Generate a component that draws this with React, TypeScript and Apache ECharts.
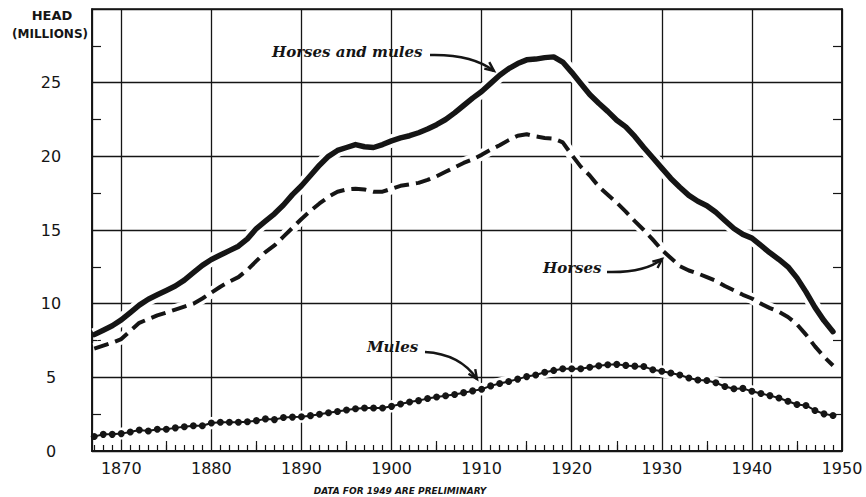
import React, { useEffect, useRef } from "react";
import * as echarts from "echarts";

// ---- data (head, millions), one value per year from START_YEAR ----
const START_YEAR = 1867;

const horsesAndMules = [
  7.9, 8.2, 8.5, 8.9, 9.4, 9.9, 10.3, 10.6, 10.9, 11.2, // 1867-1876
  11.6, 12.1, 12.6, 13.0, 13.3, 13.6, 13.9, 14.4, 15.1, 15.6, // 1877-1886
  16.1, 16.7, 17.4, 18.0, 18.7, 19.4, 20.0, 20.4, 20.6, 20.8, // 1887-1896
  20.65, 20.6, 20.8, 21.05, 21.25, 21.4, 21.6, 21.85, 22.15, 22.5, // 1897-1906
  22.95, 23.45, 23.95, 24.4, 24.95, 25.5, 25.95, 26.3, 26.55, 26.6, // 1907-1916
  26.7, 26.75, 26.4, 25.7, 24.95, 24.2, 23.6, 23.05, 22.45, 22.0, // 1917-1926
  21.35, 20.6, 19.9, 19.2, 18.5, 17.9, 17.35, 16.95, 16.65, 16.2, // 1927-1936
  15.65, 15.1, 14.7, 14.45, 13.95, 13.45, 13.0, 12.5, 11.75, 10.8, // 1937-1946
  9.75, 8.85, 8.1, // 1947-1949
];

const horses = [
  6.95, 7.15, 7.35, 7.6, 8.15, 8.7, 8.95, 9.2, 9.4, 9.6, // 1867-1876
  9.8, 10.0, 10.35, 10.75, 11.15, 11.5, 11.8, 12.3, 12.9, 13.5, // 1877-1886
  13.95, 14.55, 15.15, 15.75, 16.3, 16.8, 17.25, 17.6, 17.75, 17.8, // 1887-1896
  17.75, 17.6, 17.6, 17.8, 18.0, 18.1, 18.2, 18.4, 18.65, 18.95, // 1897-1906
  19.25, 19.55, 19.8, 20.1, 20.45, 20.75, 21.1, 21.4, 21.5, 21.35, // 1907-1916
  21.25, 21.2, 20.95, 20.1, 19.3, 18.7, 17.95, 17.4, 16.85, 16.25, // 1917-1926
  15.6, 15.0, 14.35, 13.65, 13.1, 12.55, 12.25, 12.05, 11.8, 11.55, // 1927-1936
  11.2, 10.9, 10.6, 10.35, 10.0, 9.7, 9.45, 9.1, 8.6, 7.9, // 1937-1946
  7.1, 6.4, 5.8, // 1947-1949
];

const mules = [
  0.99, 1.13, 1.13, 1.18, 1.29, 1.43, 1.36, 1.48, 1.48, 1.57, // 1867-1876
  1.64, 1.71, 1.71, 1.9, 1.95, 1.95, 1.95, 1.99, 2.06, 2.18, // 1877-1886
  2.13, 2.27, 2.3, 2.33, 2.4, 2.5, 2.6, 2.68, 2.78, 2.87, // 1887-1896
  2.92, 2.92, 2.92, 3.03, 3.19, 3.33, 3.42, 3.56, 3.66, 3.75, // 1897-1906
  3.84, 3.96, 4.08, 4.19, 4.42, 4.58, 4.72, 4.88, 5.05, 5.16, // 1907-1916
  5.35, 5.47, 5.58, 5.58, 5.58, 5.69, 5.78, 5.85, 5.88, 5.81, // 1917-1926
  5.76, 5.73, 5.52, 5.41, 5.29, 5.16, 4.95, 4.82, 4.78, 4.63, // 1927-1936
  4.38, 4.22, 4.25, 4.05, 3.9, 3.76, 3.6, 3.38, 3.16, 3.09, // 1937-1946
  2.75, 2.52, 2.41, // 1947-1949
];

// ---- axes ----
const X_MIN = 1866.75;
const X_MAX = 1950;
const X_LABELS = [1870, 1880, 1890, 1900, 1910, 1920, 1930, 1940, 1950];
const YEAR_TICKS = [
  1867, 1868, 1869, 1871, 1872, 1873, 1874, 1875, 1876, 1877, 1878, 1879,
  1881, 1882, 1883, 1884, 1885, 1886, 1887, 1888, 1889,
  1891, 1892, 1893, 1894, 1895, 1896, 1897, 1898, 1899,
  1901, 1902, 1903, 1904, 1905, 1906, 1907, 1908, 1909,
  1911, 1912, 1913, 1914, 1915, 1916, 1917, 1918, 1919,
  1921, 1922, 1923, 1924, 1925, 1926, 1927, 1928, 1929,
  1931, 1932, 1933, 1934, 1935, 1936, 1937, 1938, 1939,
  1941, 1942, 1943, 1944, 1945, 1946, 1947, 1948, 1949,
];
const FIVE_YEAR_TICKS = [1875, 1885, 1895, 1905, 1915, 1925, 1935, 1945];
const Y_MAX = 30;
const Y_STEP = 5;

const INK = "#151515";
const SANS = "'DejaVu Sans', sans-serif";
const SERIF = "'DejaVu Serif', serif";

function arrow(x0: number, y0: number, cx: number, cy: number, x1: number, y1: number) {
  const ang = Math.atan2(y1 - cy, x1 - cx);
  const L = 10;
  const a = 0.42;
  const p1 = [x1 - L * Math.cos(ang - a), y1 - L * Math.sin(ang - a)];
  const p2 = [x1 - L * Math.cos(ang + a), y1 - L * Math.sin(ang + a)];
  return [
    {
      type: "bezierCurve",
      shape: { x1: x0, y1: y0, cpx1: cx, cpy1: cy, x2: x1, y2: y1 },
      style: { stroke: INK, lineWidth: 2.4, fill: null },
      z: 20,
    },
    {
      type: "polyline",
      shape: { points: [p1, [x1, y1], p2] },
      style: { stroke: INK, lineWidth: 2.4, fill: null },
      z: 20,
    },
  ];
}

export default function App() {
  const ref = useRef<HTMLDivElement>(null);

  useEffect(() => {
    const chart = echarts.init(ref.current!, null, { renderer: "svg" });
    const pairs = (arr: number[]) => arr.map((v, i) => [START_YEAR + i, v]);

    const halo = (arr: number[], w: number) => ({
      type: "line",
      data: pairs(arr),
      symbol: "none",
      silent: true,
      z: 3,
      lineStyle: { color: "#ffffff", width: w, cap: "butt", join: "round" },
    });

    const tickAxis = (values: number[], length: number) => ({
      type: "value",
      min: X_MIN,
      max: X_MAX,
      position: "bottom",
      axisLine: { show: false },
      axisLabel: { show: false },
      splitLine: { show: false },
      axisTick: {
        show: true,
        inside: true,
        length,
        customValues: values,
        lineStyle: { color: INK, width: 1.2 },
      },
    });

    const yAxisBase = (position: string, labels: boolean, split: boolean) => ({
      type: "value",
      min: 0,
      max: Y_MAX,
      interval: Y_STEP,
      position,
      axisLine: { show: true, lineStyle: { color: INK, width: 1.6 } },
      axisTick: { show: false, inside: true },
      minorTick: {
        show: true,
        splitNumber: 2,
        length: 9,
        lineStyle: { color: INK, width: 1.2 },
      },
      axisLabel: {
        show: labels,
        formatter: (v: number) => (v >= Y_MAX ? "" : String(v)),
        align: "center",
        margin: 41,
        color: INK,
        fontSize: 16,
        fontFamily: SANS,
      },
      splitLine: { show: split, lineStyle: { color: INK, width: 1.3 } },
    });

    chart.setOption({
      animation: false,
      backgroundColor: "#ffffff",
      grid: {
        left: 92,
        top: 9,
        width: 750,
        height: 442,
        show: true,
        borderColor: INK,
        borderWidth: 1.6,
        backgroundColor: "transparent",
      },
      xAxis: [
        {
          type: "value",
          min: X_MIN,
          max: X_MAX,
          splitNumber: 8,
          position: "bottom",
          axisLine: { show: true, onZero: false, lineStyle: { color: INK, width: 2 } },
          axisTick: { show: false },
          axisLabel: {
            formatter: (v: number) => (X_LABELS.indexOf(v) >= 0 ? String(v) : ""),
            margin: 9,
            color: INK,
            fontSize: 16,
            fontFamily: SANS,
            showMinLabel: true,
            showMaxLabel: true,
          },
          splitLine: { show: true, lineStyle: { color: INK, width: 1.3 } },
        },
        tickAxis(YEAR_TICKS, 6),
        tickAxis(FIVE_YEAR_TICKS, 10),
      ],
      yAxis: [yAxisBase("left", true, true), yAxisBase("right", false, false)],
      series: [
        halo(horsesAndMules, 13),
        halo(horses, 11),
        halo(mules, 12),
        {
          name: "Horses and mules",
          type: "line",
          data: pairs(horsesAndMules),
          symbol: "none",
          z: 6,
          lineStyle: { color: INK, width: 5.5, cap: "round", join: "round" },
        },
        {
          name: "Horses",
          type: "line",
          data: pairs(horses),
          symbol: "none",
          z: 6,
          lineStyle: { color: INK, width: 4, type: [15, 7], join: "round" },
        },
        {
          name: "Mules",
          type: "line",
          data: pairs(mules),
          symbol: "circle",
          symbolSize: 7,
          z: 6,
          itemStyle: { color: INK, borderWidth: 0 },
          lineStyle: { color: INK, width: 2 },
        },
      ],
      graphic: [
        {
          type: "text",
          x: 52,
          y: 15,
          style: {
            text: "HEAD",
            fill: INK,
            font: `bold 13px ${SANS}`,
            textAlign: "center",
            textVerticalAlign: "middle",
          },
        },
        {
          type: "text",
          x: 50,
          y: 34,
          style: {
            text: "(MILLIONS)",
            fill: INK,
            font: `bold 12px ${SANS}`,
            textAlign: "center",
            textVerticalAlign: "middle",
          },
        },
        {
          type: "text",
          x: 400,
          y: 491,
          style: {
            text: "DATA FOR 1949 ARE PRELIMINARY",
            fill: INK,
            font: `italic bold 9px ${SANS}`,
            textAlign: "center",
            textVerticalAlign: "middle",
          },
        },
        {
          type: "text",
          x: 272,
          y: 52,
          z: 20,
          style: {
            text: "Horses and mules",
            fill: INK,
            font: `italic bold 15px ${SERIF}`,
            textAlign: "left",
            textVerticalAlign: "middle",
          },
        },
        {
          type: "text",
          x: 543,
          y: 268,
          z: 20,
          style: {
            text: "Horses",
            fill: INK,
            font: `italic bold 15px ${SERIF}`,
            textAlign: "left",
            textVerticalAlign: "middle",
          },
        },
        {
          type: "text",
          x: 367,
          y: 347,
          z: 20,
          style: {
            text: "Mules",
            fill: INK,
            font: `italic bold 15px ${SERIF}`,
            textAlign: "left",
            textVerticalAlign: "middle",
          },
        },
        ...arrow(430, 55, 472, 54, 494, 71),
        ...arrow(607, 272, 645, 273, 662, 259),
        ...arrow(425, 352, 460, 354, 477, 379),
      ],
    });

    return () => chart.dispose();
  }, []);

  return (
    <div
      ref={ref}
      style={{ position: "fixed", left: 0, top: 0, width: 866, height: 497, background: "#fff" }}
    />
  );
}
· · · ·
**CHALLENGE:** Determine how many lines above contain "React" as a word or string. Give the number alone.

**SOLUTION:** 2